23 juin 2016 : "Le climat, les climatologues, et la sensibilité climatique"

Exposé de Michel Crucifix dans le cadre du séminaire "Work in Progress". De 14h à 16h en salle Jean Ladrière. Pour plus d'informations, contacter Olivier Sartenaer.

Résumé (*)

On définit souvent le "système climatique" comme l'ensemble des composantes air - eau - biosphère - glace en interaction sous l'effet de forçages solaires et tectoniques. La notion de "climat" est déjà plus difficile à cerner. Historiquement posée comme les statistiques du "temps" qu'il fait, par exemple sur trente ans, on reconnaît aujourd'hui que cette définition est insuffisante car le sytème climatique varie à toutes les échelles de temps. Ce qu'on appelle climat dépend donc du contexte, et historiquement le concept a évolué conjointement avec les outils que l'on s'est donné pour l'étudier.

Selon une approche classique et analytique, on explique la dynamique émergente du climat comme une conséquence de la multitude d'interactions physiques locales.
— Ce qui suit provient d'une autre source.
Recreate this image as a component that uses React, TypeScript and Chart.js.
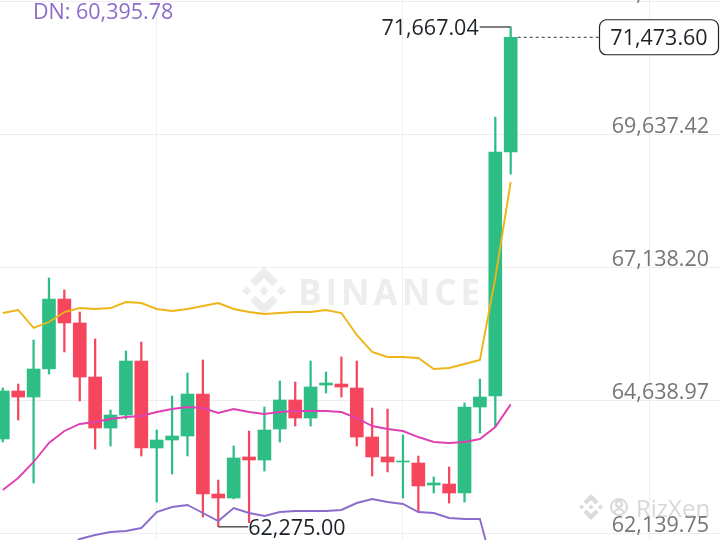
import React, { useEffect, useRef } from 'react';
import { Chart, registerables } from 'chart.js';

Chart.register(...registerables);

// candle data (index 0..33)
const opens = [
  63925, 64827, 64714, 65240, 66555, 66105, 65090, 64131, 64376, 65390,
  63756, 63906, 63981, 64770, 62891, 62816, 63587, 63530, 64113, 64658,
  64319, 64939, 64958, 64883, 63962, 63587, 63493, 63474, 63060, 63079,
  62910, 64526, 64733, 69318,
];
const highs = [
  64883, 64958, 65785, 66950, 66725, 66311, 65804, 64470, 65578, 65747,
  64094, 64733, 65165, 65409, 63154, 63793, 64075, 64526, 65015, 64996,
  65390, 65184, 65466, 65390, 64507, 64488, 64000, 63605, 63211, 63399,
  64601, 65052, 69975, 71667.04,
];
const lows = [
  63868, 64282, 63098, 65146, 65560, 64639, 63737, 63793, 64301, 63605,
  62741, 63267, 63605, 62459, 62275, 62800, 62350, 63323, 63868, 64169,
  64169, 64789, 64714, 63793, 63229, 63305, 62816, 62553, 62910, 62722,
  62741, 64037, 64150, 68904,
];
const closes = [
  64827, 64714, 65240, 66555, 66105, 65090, 64131, 64376, 65390, 63756,
  63906, 63981, 64770, 62891, 62816, 63568, 63530, 64094, 64658, 64319,
  64902, 64977, 64902, 63962, 63587, 63493, 63512, 63042, 63098, 62910,
  64526, 64714, 69318, 71473.6,
];

// bollinger bands
const bollUp = [
  66292, 66349, 66011, 66123, 66311, 66386, 66368, 66386, 66499, 66480,
  66368, 66330, 66368, 66424, 66480, 66368, 66311, 66274, 66292, 66311,
  66311, 66349, 66292, 65879, 65560, 65466, 65466, 65447, 65240, 65259,
  65334, 65409, 66950, 68754,
];
const bollMid = [
  62966, 63192, 63493, 63850, 64075, 64207, 64244, 64301, 64338, 64357,
  64432, 64488, 64526, 64507, 64413, 64488, 64432, 64395, 64432, 64451,
  64451, 64451, 64432, 64319, 64169, 64113, 64075, 63962, 63868, 63850,
  63868, 63925, 64150, 64575,
];
const bollDn = [
  59640, 60035, 60975, 61577, 61839, 62046, 62121, 62177, 62196, 62252,
  62553, 62647, 62685, 62534, 62384, 62628, 62534, 62478, 62553, 62572,
  62572, 62572, 62591, 62722, 62797, 62741, 62703, 62553, 62534, 62440,
  62421, 62421, 61350, 60395.78,
];

const priceTicks = [62139.75, 64638.97, 67138.2, 69637.42, 72136.64];
const timeGridIdx = [10, 26, 42];
const lowMarkIdx = 14;

const X_MIN = -0.182;
const X_MAX = 46.6;
const Y_MAX = 72174;
const Y_MIN = 62027;

const GREEN = '#2EBD85';
const RED = '#F6465D';
const UP_COLOR = '#EDB517';
const MID_COLOR = '#DE40B2';
const DN_COLOR = '#8B6CCA';
const FONT = '"Open Sans", sans-serif';

const fmt = (v: number) =>
  v.toLocaleString('en-US', { minimumFractionDigits: 2, maximumFractionDigits: 2 });

function drawLogo(ctx: CanvasRenderingContext2D, cx: number, cy: number, s: number, color: string) {
  ctx.save();
  ctx.fillStyle = color;
  const poly = (pts: number[][]) => {
    ctx.beginPath();
    pts.forEach(([px, py], k) => {
      if (k === 0) ctx.moveTo(cx + px * s, cy + py * s);
      else ctx.lineTo(cx + px * s, cy + py * s);
    });
    ctx.closePath();
    ctx.fill();
  };
  const diamond = (dx: number, dy: number, r: number) =>
    poly([[dx, dy - r], [dx + r, dy], [dx, dy + r], [dx - r, dy]]);
  diamond(0, 0, 0.2);
  diamond(-0.72, 0, 0.2);
  diamond(0.72, 0, 0.2);
  poly([[0, -1], [0.58, -0.42], [0.35, -0.19], [0, -0.54], [-0.35, -0.19], [-0.58, -0.42]]);
  poly([[0, 1], [0.58, 0.42], [0.35, 0.19], [0, 0.54], [-0.35, 0.19], [-0.58, 0.42]]);
  ctx.restore();
}

const overlayPlugin = {
  id: 'overlay',
  beforeDatasetsDraw(chart: any) {
    const ctx: CanvasRenderingContext2D = chart.ctx;
    // BINANCE watermark
    drawLogo(ctx, 264, 291, 24, '#EDEDED');
    ctx.save();
    ctx.fillStyle = '#EDEDED';
    ctx.font = `bold 35px ${FONT}`;
    (ctx as any).letterSpacing = '4px';
    ctx.textAlign = 'left';
    ctx.textBaseline = 'alphabetic';
    ctx.fillText('BINANCE', 298, 305);
    ctx.restore();
  },
  afterDatasetsDraw(chart: any) {
    const ctx: CanvasRenderingContext2D = chart.ctx;
    const xs = chart.scales.x;
    const ys = chart.scales.y;
    const last = closes.length - 1;

    ctx.save();
    // price axis labels
    ctx.font = `21.5px ${FONT}`;
    ctx.fillStyle = '#757575';
    ctx.textAlign = 'right';
    ctx.textBaseline = 'alphabetic';
    priceTicks.forEach(v => {
      ctx.fillText(fmt(v), 709, ys.getPixelForValue(v) - 2);
    });

    // high marker
    const xh = xs.getPixelForValue(last);
    const yh = ys.getPixelForValue(highs[last]);
    ctx.strokeStyle = '#555';
    ctx.lineWidth = 1.5;
    ctx.beginPath();
    ctx.moveTo(xh, yh);
    ctx.lineTo(xh - 31, yh);
    ctx.stroke();
    ctx.fillStyle = '#1E2329';
    ctx.textAlign = 'right';
    ctx.fillText(fmt(highs[last]), xh - 32, yh + 8);

    // low marker
    const xl = xs.getPixelForValue(lowMarkIdx);
    const yl = ys.getPixelForValue(lows[lowMarkIdx]);
    ctx.beginPath();
    ctx.moveTo(xl, yl);
    ctx.lineTo(xl + 30, yl);
    ctx.stroke();
    ctx.textAlign = 'left';
    ctx.fillText(fmt(lows[lowMarkIdx]), xl + 30, yl + 8);

    // last price line and box
    const yc = ys.getPixelForValue(closes[last]);
    ctx.setLineDash([3, 3]);
    ctx.lineWidth = 1;
    ctx.strokeStyle = '#333';
    ctx.beginPath();
    ctx.moveTo(xh + 7, yc);
    ctx.lineTo(599, yc);
    ctx.stroke();
    ctx.setLineDash([]);
    ctx.beginPath();
    (ctx as any).roundRect(599.5, yc - 17.5, 119, 35, 7);
    ctx.fillStyle = '#FFFFFF';
    ctx.fill();
    ctx.lineWidth = 1.2;
    ctx.strokeStyle = '#1E2329';
    ctx.stroke();
    ctx.fillStyle = '#1E2329';
    ctx.textAlign = 'center';
    ctx.fillText(fmt(closes[last]), 659, yc + 8);

    // DN legend (top-left)
    ctx.font = `21.5px ${FONT}`;
    ctx.fillStyle = DN_COLOR;
    ctx.textAlign = 'left';
    ctx.fillText(`DN: ${fmt(bollDn[last])}`, 33, 19);

    // bottom-right watermark
    drawLogo(ctx, 591, 507, 13, 'rgba(190,190,190,0.55)');
    ctx.strokeStyle = 'rgba(190,190,190,0.6)';
    ctx.lineWidth = 2;
    ctx.beginPath();
    ctx.arc(619, 507, 8, 0, Math.PI * 2);
    ctx.stroke();
    ctx.beginPath();
    ctx.arc(619, 504, 3, 0, Math.PI * 2);
    ctx.stroke();
    ctx.beginPath();
    ctx.arc(619, 514, 5, Math.PI * 1.1, Math.PI * 1.9);
    ctx.stroke();
    ctx.font = `24px ${FONT}`;
    ctx.fillStyle = 'rgba(190,190,190,0.6)';
    ctx.fillText('RizXen', 636, 517);
    ctx.restore();
  },
};

const App: React.FC = () => {
  const canvasRef = useRef<HTMLCanvasElement>(null);

  useEffect(() => {
    document.body.style.margin = '0';
    if (!canvasRef.current) return;
    const candleColors = closes.map((c, i) => (c >= opens[i] ? GREEN : RED));

    const chart = new Chart(canvasRef.current, {
      type: 'bar',
      data: {
        datasets: [
          {
            type: 'line',
            label: 'UP',
            data: bollUp.map((v, i) => ({ x: i, y: v })),
            borderColor: UP_COLOR,
            borderWidth: 1.9,
            pointRadius: 0,
            tension: 0,
            order: 0,
          },
          {
            type: 'line',
            label: 'MB',
            data: bollMid.map((v, i) => ({ x: i, y: v })),
            borderColor: MID_COLOR,
            borderWidth: 1.9,
            pointRadius: 0,
            tension: 0,
            order: 0,
          },
          {
            type: 'line',
            label: 'DN',
            data: bollDn.map((v, i) => ({ x: i, y: v })),
            borderColor: DN_COLOR,
            borderWidth: 1.9,
            pointRadius: 0,
            tension: 0,
            order: 0,
          },
          {
            type: 'bar',
            label: 'body',
            data: opens.map((o, i) => ({ x: i, y: [o, closes[i]] })),
            backgroundColor: candleColors,
            barThickness: 13,
            grouped: false,
            minBarLength: 1,
            order: 1,
          },
          {
            type: 'bar',
            label: 'wick',
            data: lows.map((l, i) => ({ x: i, y: [l, highs[i]] })),
            backgroundColor: candleColors,
            barThickness: 1.6,
            grouped: false,
            order: 2,
          },
        ] as any,
      },
      options: {
        animation: false,
        responsive: false,
        layout: { padding: 0, autoPadding: false } as any,
        plugins: {
          legend: { display: false },
          tooltip: { enabled: false },
        },
        scales: {
          x: {
            type: 'linear',
            min: X_MIN,
            max: X_MAX,
            offset: false,
            ticks: { display: false },
            grid: { color: '#F0F0F0', drawTicks: false, offset: false, lineWidth: 1 },
            border: { display: false },
            afterBuildTicks: (s: any) => {
              s.ticks = timeGridIdx.map(v => ({ value: v }));
            },
          },
          y: {
            type: 'linear',
            position: 'right',
            min: Y_MIN,
            max: Y_MAX,
            ticks: { display: false },
            grid: { color: '#EEEEEE', drawTicks: false, lineWidth: 1 },
            border: { display: false },
            afterBuildTicks: (s: any) => {
              s.ticks = priceTicks.map(v => ({ value: v }));
            },
          },
        },
      },
      plugins: [overlayPlugin],
    });

    return () => { chart.destroy(); };
  }, []);

  return (
    <div style={{ width: 720, height: 540, position: 'relative', background: '#fff' }}>
      <canvas ref={canvasRef} width={720} height={540} />
    </div>
  );
};

export default App;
Le phénomène El-Niño, la variabilité de la circulation océanique, les âges glaciaires etc. forment un continuum d'effets qui peuvent se modéliser (simuler) numériquement sur base des lois physiques. Les simulateurs numériques sont des constructions qui relèvent de projets quasi industriels, et autour desquels s'est construit un paradigme d'étude du système climatique. La "sensibilité climatique" découle de cette construction: il s'agit du changement de température moyenne globale qui résulterait, à l'équilibre, du doublement de la concentration en CO2 par rapport à une référence pré-industrielle. La quantité est "simulable", mais pas observable. Pourtant, les climatologues déploient une énergie considérable pour déterminer la sensibilité climatique et en "réduire l'incertitude", souvent selon une procédure de mise à jour bayésienne afin d'informer les "décideurs". Nous allons analyser les ambigüités et les contradictions possibles de cette approche.

À côté de ce paradigme dominant cohabitent une série d'approches plus ouvertement phénoménologiques. Elle se distinguent en annonçant clairement leur domaine d'application (par exemple, un modèle simple des ages glaciaires) et sont à priori plus conformes à une tradition de parcimonie, mais qu'en est-il du principe d'universalité si cher aux scientifiques ? Nous allons étudier cette question et cela va nous amener à définir la notion de "régime climatique" ("work in progress"!).

(*) note: les considérations exposées ici résultent entre autres d'échanges informels avec Joel Katzav (U. Eindhoven) et Jonathan Rougier (U. Bristol) mais n'engagent pas ces auteurs.